Pakfire upgrade never closes (but seems to finish)

When upgrading from Core 185 → 186 the Pakfire Configuration screen gets to some point… today was [Jun 13 13:13:13 ipfire pakfire: DECRYPT STARTED: core-upgrade-186] and seems to hang there. How long should I wait before taking some action. Have seen this in the past a couple of times and waited as much as 4-6 hours but upgrade “stuck” in same place.
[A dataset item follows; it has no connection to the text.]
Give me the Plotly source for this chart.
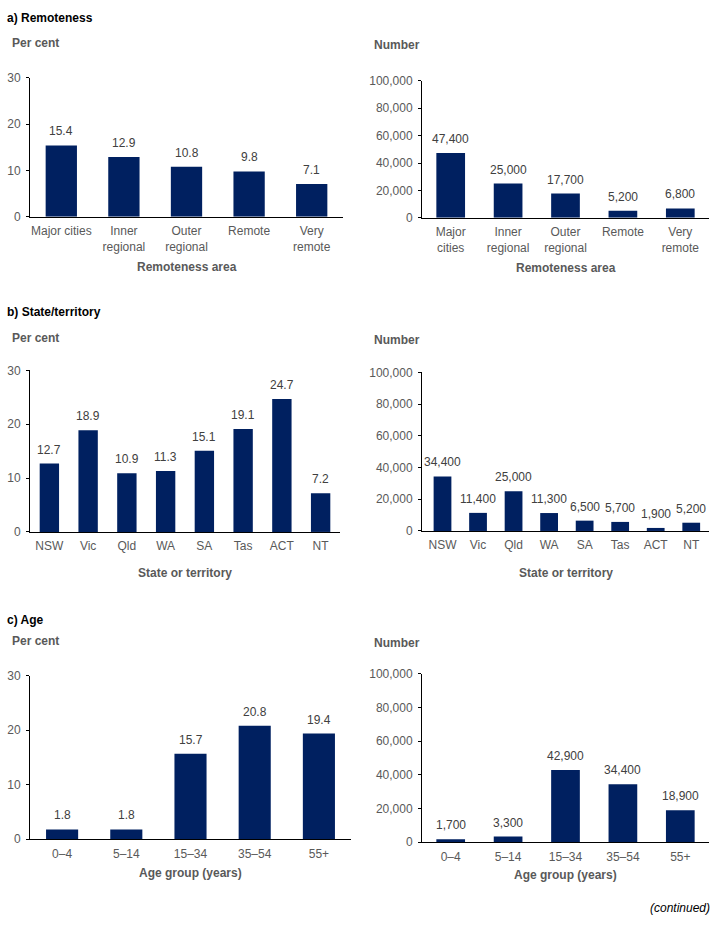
import plotly.graph_objects as go

# ---- data ----
remote_cats_left = ["Major cities", "Inner<br>regional", "Outer<br>regional", "Remote", "Very<br>remote"]
remote_cats_right = ["Major<br>cities", "Inner<br>regional", "Outer<br>regional", "Remote", "Very<br>remote"]
remote_pct = [15.4, 12.9, 10.8, 9.8, 7.1]
remote_num = [47400, 25000, 17700, 5200, 6800]

state_cats = ["NSW", "Vic", "Qld", "WA", "SA", "Tas", "ACT", "NT"]
state_pct = [12.7, 18.9, 10.9, 11.3, 15.1, 19.1, 24.7, 7.2]
state_num = [34400, 11400, 25000, 11300, 6500, 5700, 1900, 5200]

age_cats = ["0–4", "5–14", "15–34", "35–54", "55+"]
age_pct = [1.8, 1.8, 15.7, 20.8, 19.4]
age_num = [1700, 3300, 42900, 34400, 18900]

W, H = 714, 926
BAR = "#002060"
FONT = "Liberation Sans, Arial, sans-serif"
TICKC = "#595959"
LBLC = "#404040"

def xd(a, b):
    return [a / W, b / W]

def yd(top, bottom):
    return [1 - bottom / H, 1 - top / H]

panels = [
    # cats, vals, kind, xdomain(px), ydomain(px top,bottom), xtitle, xtitle_y
    (remote_cats_left, remote_pct, "pct", (30, 343), (72, 213), "Remoteness area", 264),
    (remote_cats_right, remote_num, "num", (422, 709), (75, 214), "Remoteness area", 265),
    (state_cats, state_pct, "pct", (30, 340), (369, 533), "State or territory", 575),
    (state_cats, state_num, "num", (422, 709), (371, 532), "State or territory", 575),
    (age_cats, age_pct, "pct", (30, 351), (679, 845), "Age group (years)", 879),
    (age_cats, age_num, "num", (422, 709), (677, 848), "Age group (years)", 881),
]

fig = go.Figure()
annotations = []
layout = dict(
    width=W, height=H, margin=dict(l=0, r=0, t=0, b=0),
    paper_bgcolor="white", plot_bgcolor="white", showlegend=False,
    font=dict(family=FONT, size=12, color=TICKC), bargap=0.5,
)

for i, (cats, vals, kind, xdom, ydom, xtitle, xty) in enumerate(panels, start=1):
    xa = "x" if i == 1 else f"x{i}"
    ya = "y" if i == 1 else f"y{i}"
    fig.add_trace(go.Bar(x=cats, y=vals, xaxis=xa, yaxis=ya, marker_color=BAR,
                         marker_line_width=0, hoverinfo="skip"))
    layout["xaxis" if i == 1 else f"xaxis{i}"] = dict(
        domain=xd(*xdom), anchor=ya, showline=True, linecolor="#000000", linewidth=1,
        ticks="", showgrid=False, tickfont=dict(size=12, color=TICKC), fixedrange=True,
        ticklabelstandoff=3,
    )
    if kind == "pct":
        yax = dict(range=[0, 30], dtick=10, tickformat="d")
    else:
        yax = dict(range=[0, 100000], dtick=20000, tickformat=",")
    yax.update(domain=yd(*ydom), anchor=xa, showline=True, linecolor="#000000", linewidth=1,
               ticks="outside", ticklen=3, tickcolor="#000000", showgrid=False, zeroline=False,
               tickfont=dict(size=12, color=TICKC), fixedrange=True, ticklabelstandoff=3)
    layout["yaxis" if i == 1 else f"yaxis{i}"] = yax
    for c, v in zip(cats, vals):
        txt = f"{v:.1f}" if kind == "pct" else f"{v:,}"
        annotations.append(dict(x=c, y=v, xref=xa, yref=ya, text=txt, showarrow=False,
                                yanchor="bottom", yshift=5,
                                font=dict(family=FONT, size=12, color=LBLC)))
    # x-axis title
    annotations.append(dict(x=(xdom[0] + xdom[1]) / 2 / W, y=1 - xty / H, xref="paper", yref="paper",
                            text=f"<b>{xtitle}</b>", showarrow=False, xanchor="center", yanchor="middle",
                            font=dict(family=FONT, size=12, color=TICKC)))

# y unit labels
for (x, y, t) in [(10, 37, "Per cent"), (372, 39, "Number"),
                  (10, 336, "Per cent"), (372, 338, "Number"),
                  (10, 644, "Per cent"), (372, 646, "Number")]:
    annotations.append(dict(x=x / W, y=1 - y / H, xref="paper", yref="paper", text=f"<b>{t}</b>",
                            showarrow=False, xanchor="left", yanchor="middle",
                            font=dict(family=FONT, size=12, color=TICKC)))

# panel headings
for (y, t) in [(11, "a) Remoteness"), (310, "b) State/territory"), (622, "c) Age")]:
    annotations.append(dict(x=5 / W, y=1 - y / H, xref="paper", yref="paper", text=f"<b>{t}</b>",
                            showarrow=False, xanchor="left", yanchor="middle",
                            font=dict(family=FONT, size=12, color="#000000")))

annotations.append(dict(x=712 / W, y=1 - 915 / H, xref="paper", yref="paper", text="<i>(continued)</i>",
                        showarrow=False, xanchor="right", yanchor="middle",
                        font=dict(family=FONT, size=12, color="#000000")))

layout["annotations"] = annotations
fig.update_layout(**layout)
fig.write_html("out.html", config={"displayModeBar": False})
In the past I have usually just rebooted router from console, then checked Pakfire log in ‘System Logs’. There it usually shows installation completed and home screen shows correct new version.

A couple of minutes and it will finish and the wui will continue.

I have tested it out during the testing phase and did not have any problems.

I have updated three systems today and all completed with no problems.

The issue that was there in the past few updates has been fixed in cu186.

Hi all, I would just like to confirm that I have just upgraded to CU186 and there were no issues like the previous update, no WUI freezing, nothing. Update to CU186 went perfectly. Thank you to all who worked on this, much appreciated.

3 Likes

Core 185->186

I waited more than 10 min - In my case I had to start the httpd manually to get the wui back.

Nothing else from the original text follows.